By 1984-’85, the Betting Line began to improve appreciably, as others were now competing in the market against the Computer Group. The Computer Group had burgeoned into the first truly national network of sports bettors, able to buy up the best point spreads from coast to coast.

At the height of its powers, the Computer Group of 1983-85 wielded more influence over the millions of Americans who bet on sports than any superstar athlete or Super Bowl franchise. Profits were staggering. The group never had a losing season betting on college football or college basketball. According to figures compiled recently by Michael Kent, the Computer Group in 1983-84 earned almost $5 million from wagers on college and, occasionally, NFL games. Yet Michael Kent suspects that his records are incomplete.

They do not account for personal bets made by Dr. Mindlin, or Billy Walters, or by the dozens of other associates who had access to the Computer Group’s information. By the time everyone had exhausted the Computer forecasts in the 1983-94 sports year, they might easily have earned $10 million, perhaps $15 million…and perhaps more. “When you worked it down all the way to the bottom,” says Billy Walters, “It might have been 1,000 people using our information.”

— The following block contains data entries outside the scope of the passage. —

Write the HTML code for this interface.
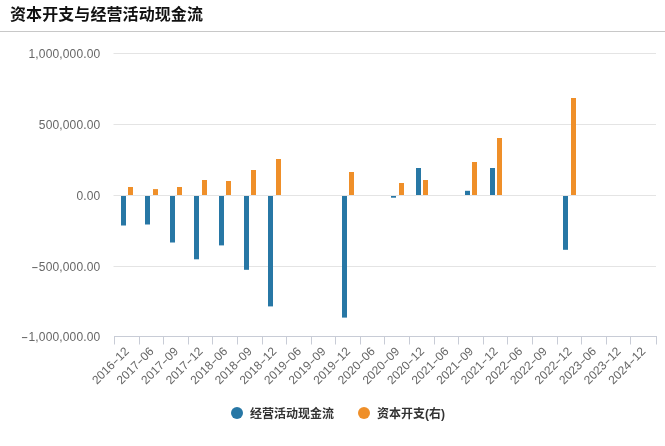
<!DOCTYPE html>
<html lang="zh"><head><meta charset="utf-8"><title>资本开支与经营活动现金流</title>
<style>
html,body{margin:0;padding:0;background:#fff;}
body{width:665px;height:446px;overflow:hidden;position:relative;font-family:"Liberation Sans","Noto Sans CJK SC",sans-serif;}
h1{position:absolute;left:10px;top:4px;margin:0;font-size:16px;line-height:22px;font-weight:bold;color:#111;letter-spacing:0.08px;white-space:nowrap;}
.hr{position:absolute;left:0;top:31px;width:665px;height:1px;background:#c8c8c8;}
svg{position:absolute;left:0;top:0;}
svg text{font-family:"Liberation Sans","Noto Sans CJK SC",sans-serif;}
.yl{font-size:12px;fill:#666;text-anchor:end;letter-spacing:0.15px;}
.xl{font-size:12px;fill:#666;text-anchor:end;}
.lg{font-size:12px;font-weight:bold;fill:#333;}
</style></head><body>
<h1>资本开支与经营活动现金流</h1>
<div class="hr"></div>
<svg width="665" height="446" viewBox="0 0 665 446">

<path d="M113.5 53.50H656.0" stroke="#e4e4e4" stroke-width="1" fill="none"/>
<text class="yl" x="100.4" y="57.9">1,000,000.00</text>
<path d="M113.5 124.50H656.0" stroke="#e4e4e4" stroke-width="1" fill="none"/>
<text class="yl" x="100.4" y="128.9">500,000.00</text>
<path d="M113.5 195.50H656.0" stroke="#e4e4e4" stroke-width="1" fill="none"/>
<text class="yl" x="100.4" y="199.9">0.00</text>
<path d="M113.5 266.50H656.0" stroke="#e4e4e4" stroke-width="1" fill="none"/>
<text class="yl" x="100.4" y="270.9"><tspan textLength="7.5" lengthAdjust="spacingAndGlyphs">-</tspan>500,000.00</text>
<text class="yl" x="100.4" y="340.5"><tspan textLength="7.5" lengthAdjust="spacingAndGlyphs">-</tspan>1,000,000.00</text>
<path d="M114.0 336.5H657.0" stroke="#c8ccd6" stroke-width="1" fill="none"/>
<path d="M114.5 336.5V344.5M139.5 336.5V344.5M163.5 336.5V344.5M188.5 336.5V344.5M212.5 336.5V344.5M237.5 336.5V344.5M262.5 336.5V344.5M286.5 336.5V344.5M311.5 336.5V344.5M335.5 336.5V344.5M360.5 336.5V344.5M384.5 336.5V344.5M409.5 336.5V344.5M434.5 336.5V344.5M458.5 336.5V344.5M483.5 336.5V344.5M507.5 336.5V344.5M532.5 336.5V344.5M557.5 336.5V344.5M581.5 336.5V344.5M606.5 336.5V344.5M630.5 336.5V344.5M656.5 336.5V344.5" stroke="#c8ccd6" stroke-width="1" fill="none"/>
<rect x="121" y="196" width="5" height="29.5" fill="#2777a5"/>
<rect x="128" y="187" width="5" height="8.0" fill="#ef8f29"/>
<rect x="145" y="196" width="5" height="28.5" fill="#2777a5"/>
<rect x="153" y="189.1" width="5" height="5.9" fill="#ef8f29"/>
<rect x="170" y="196" width="5" height="46.5" fill="#2777a5"/>
<rect x="177" y="187" width="5" height="8.0" fill="#ef8f29"/>
<rect x="194" y="196" width="5" height="63.3" fill="#2777a5"/>
<rect x="202" y="180" width="5" height="15.0" fill="#ef8f29"/>
<rect x="219" y="196" width="5" height="49.4" fill="#2777a5"/>
<rect x="226" y="181" width="5" height="14.0" fill="#ef8f29"/>
<rect x="244" y="196" width="5" height="73.8" fill="#2777a5"/>
<rect x="251" y="170" width="5" height="25.0" fill="#ef8f29"/>
<rect x="268" y="196" width="5" height="110.4" fill="#2777a5"/>
<rect x="276" y="159" width="5" height="36.0" fill="#ef8f29"/>
<rect x="342" y="196" width="5" height="121.6" fill="#2777a5"/>
<rect x="349" y="172" width="5" height="23.0" fill="#ef8f29"/>
<rect x="391" y="196" width="5" height="1.7" fill="#2777a5"/>
<rect x="399" y="183" width="5" height="12.0" fill="#ef8f29"/>
<rect x="416" y="168" width="5" height="27.0" fill="#2777a5"/>
<rect x="423" y="180" width="5" height="15.0" fill="#ef8f29"/>
<rect x="465" y="190.8" width="5" height="4.2" fill="#2777a5"/>
<rect x="472" y="162" width="5" height="33.0" fill="#ef8f29"/>
<rect x="490" y="168" width="5" height="27.0" fill="#2777a5"/>
<rect x="497" y="138" width="5" height="57.0" fill="#ef8f29"/>
<rect x="563" y="196" width="5" height="53.8" fill="#2777a5"/>
<rect x="571" y="98" width="5" height="97.0" fill="#ef8f29"/>
<text class="xl" transform="translate(129.8,352) rotate(-45)">2016<tspan textLength="6.5" lengthAdjust="spacingAndGlyphs">-</tspan>12</text>
<text class="xl" transform="translate(154.4,352) rotate(-45)">2017<tspan textLength="6.5" lengthAdjust="spacingAndGlyphs">-</tspan>06</text>
<text class="xl" transform="translate(179.0,352) rotate(-45)">2017<tspan textLength="6.5" lengthAdjust="spacingAndGlyphs">-</tspan>09</text>
<text class="xl" transform="translate(203.6,352) rotate(-45)">2017<tspan textLength="6.5" lengthAdjust="spacingAndGlyphs">-</tspan>12</text>
<text class="xl" transform="translate(228.2,352) rotate(-45)">2018<tspan textLength="6.5" lengthAdjust="spacingAndGlyphs">-</tspan>06</text>
<text class="xl" transform="translate(252.7,352) rotate(-45)">2018<tspan textLength="6.5" lengthAdjust="spacingAndGlyphs">-</tspan>09</text>
<text class="xl" transform="translate(277.3,352) rotate(-45)">2018<tspan textLength="6.5" lengthAdjust="spacingAndGlyphs">-</tspan>12</text>
<text class="xl" transform="translate(301.9,352) rotate(-45)">2019<tspan textLength="6.5" lengthAdjust="spacingAndGlyphs">-</tspan>06</text>
<text class="xl" transform="translate(326.5,352) rotate(-45)">2019<tspan textLength="6.5" lengthAdjust="spacingAndGlyphs">-</tspan>09</text>
<text class="xl" transform="translate(351.1,352) rotate(-45)">2019<tspan textLength="6.5" lengthAdjust="spacingAndGlyphs">-</tspan>12</text>
<text class="xl" transform="translate(375.7,352) rotate(-45)">2020<tspan textLength="6.5" lengthAdjust="spacingAndGlyphs">-</tspan>06</text>
<text class="xl" transform="translate(400.3,352) rotate(-45)">2020<tspan textLength="6.5" lengthAdjust="spacingAndGlyphs">-</tspan>09</text>
<text class="xl" transform="translate(424.9,352) rotate(-45)">2020<tspan textLength="6.5" lengthAdjust="spacingAndGlyphs">-</tspan>12</text>
<text class="xl" transform="translate(449.5,352) rotate(-45)">2021<tspan textLength="6.5" lengthAdjust="spacingAndGlyphs">-</tspan>06</text>
<text class="xl" transform="translate(474.1,352) rotate(-45)">2021<tspan textLength="6.5" lengthAdjust="spacingAndGlyphs">-</tspan>09</text>
<text class="xl" transform="translate(498.6,352) rotate(-45)">2021<tspan textLength="6.5" lengthAdjust="spacingAndGlyphs">-</tspan>12</text>
<text class="xl" transform="translate(523.2,352) rotate(-45)">2022<tspan textLength="6.5" lengthAdjust="spacingAndGlyphs">-</tspan>06</text>
<text class="xl" transform="translate(547.8,352) rotate(-45)">2022<tspan textLength="6.5" lengthAdjust="spacingAndGlyphs">-</tspan>09</text>
<text class="xl" transform="translate(572.4,352) rotate(-45)">2022<tspan textLength="6.5" lengthAdjust="spacingAndGlyphs">-</tspan>12</text>
<text class="xl" transform="translate(597.0,352) rotate(-45)">2023<tspan textLength="6.5" lengthAdjust="spacingAndGlyphs">-</tspan>06</text>
<text class="xl" transform="translate(621.6,352) rotate(-45)">2023<tspan textLength="6.5" lengthAdjust="spacingAndGlyphs">-</tspan>12</text>
<text class="xl" transform="translate(646.2,352) rotate(-45)">2024<tspan textLength="6.5" lengthAdjust="spacingAndGlyphs">-</tspan>12</text>
<circle cx="237" cy="413" r="6" fill="#2777a5"/><text class="lg" x="250" y="417.5">经营活动现金流</text>
<circle cx="364" cy="413" r="6" fill="#ef8f29"/><text class="lg" x="377" y="417.5">资本开支(右)</text>
</svg></body></html>
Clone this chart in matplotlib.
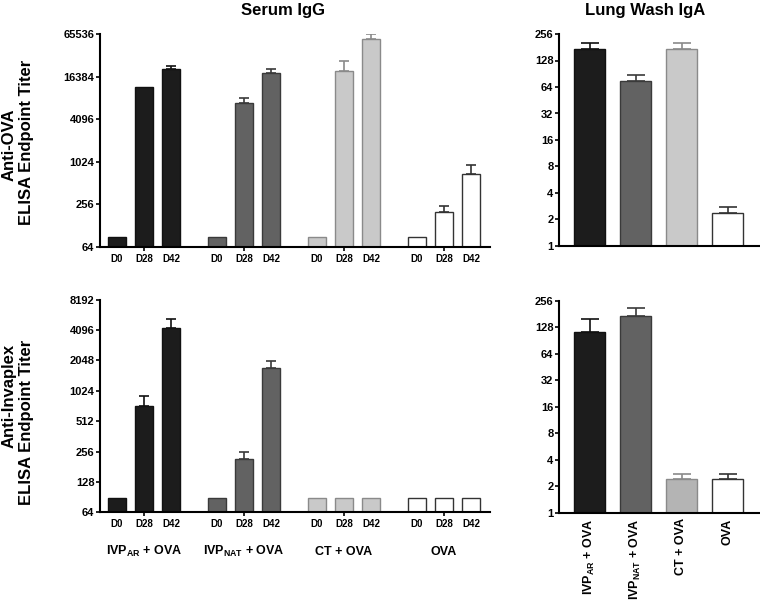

The Party was finally over…

Finally, in 1987, success got the best of them. They had to break up, just like the Beatles. Despite all the time they had spent working together, the members of the Computer Group had never really known one another. In most cases they had spoken only by phone, using code names. Faces rarely had been attached to voices.

Thomas Noble, lead agent for the FBI obtained wiretaps on the group’s telephones for five months. Noble, to this day still maintains it is his firm belief that the Computer Group was a criminal enterprise worthy of prosecution for Bookmaking. The investigation cost the taxpayers $1 million dollars, which does not include the $577,000 lost by the Internal Revenue and their investigation. He oversaw the seizure of evidence by the truckload: bank checks, the origins of which had to be traced, hundreds of thousands of dollars with serial numbers that demanded verification, gambling ledgers that had to be interpreted, not to mention 216,000 pages of computer printouts, incomprehensible to all the Computer Group programmers.

Then, in January 2004, after six years of investigation and review, after the case had been opened and shut and opened again, the indictments at long last came down in Las Vegas. Nineteen men and women were placed under arrest. Each was charged with up to 120 counts of conspiracy, gambling and racketeering, related to their use of the telephone to place bets and exchange betting information. There was no charge of bookmaking.


No bookmaking?
So the government admits, at last, that the Computer Group Simply was betting on Games. Six years with Big Brother has not cured the Computer Group. Of the 19 who were indicted in 2004, most are still gamblers and are now living all over the world. With the internet and all their promotion, these modern brokers of sports bets will never match the sensation created by the Computer Group, who were sophisticated enough to beat the line makers at their own game.

Their legacy was to ruin the game for all who might try to duplicate our success, including themselves.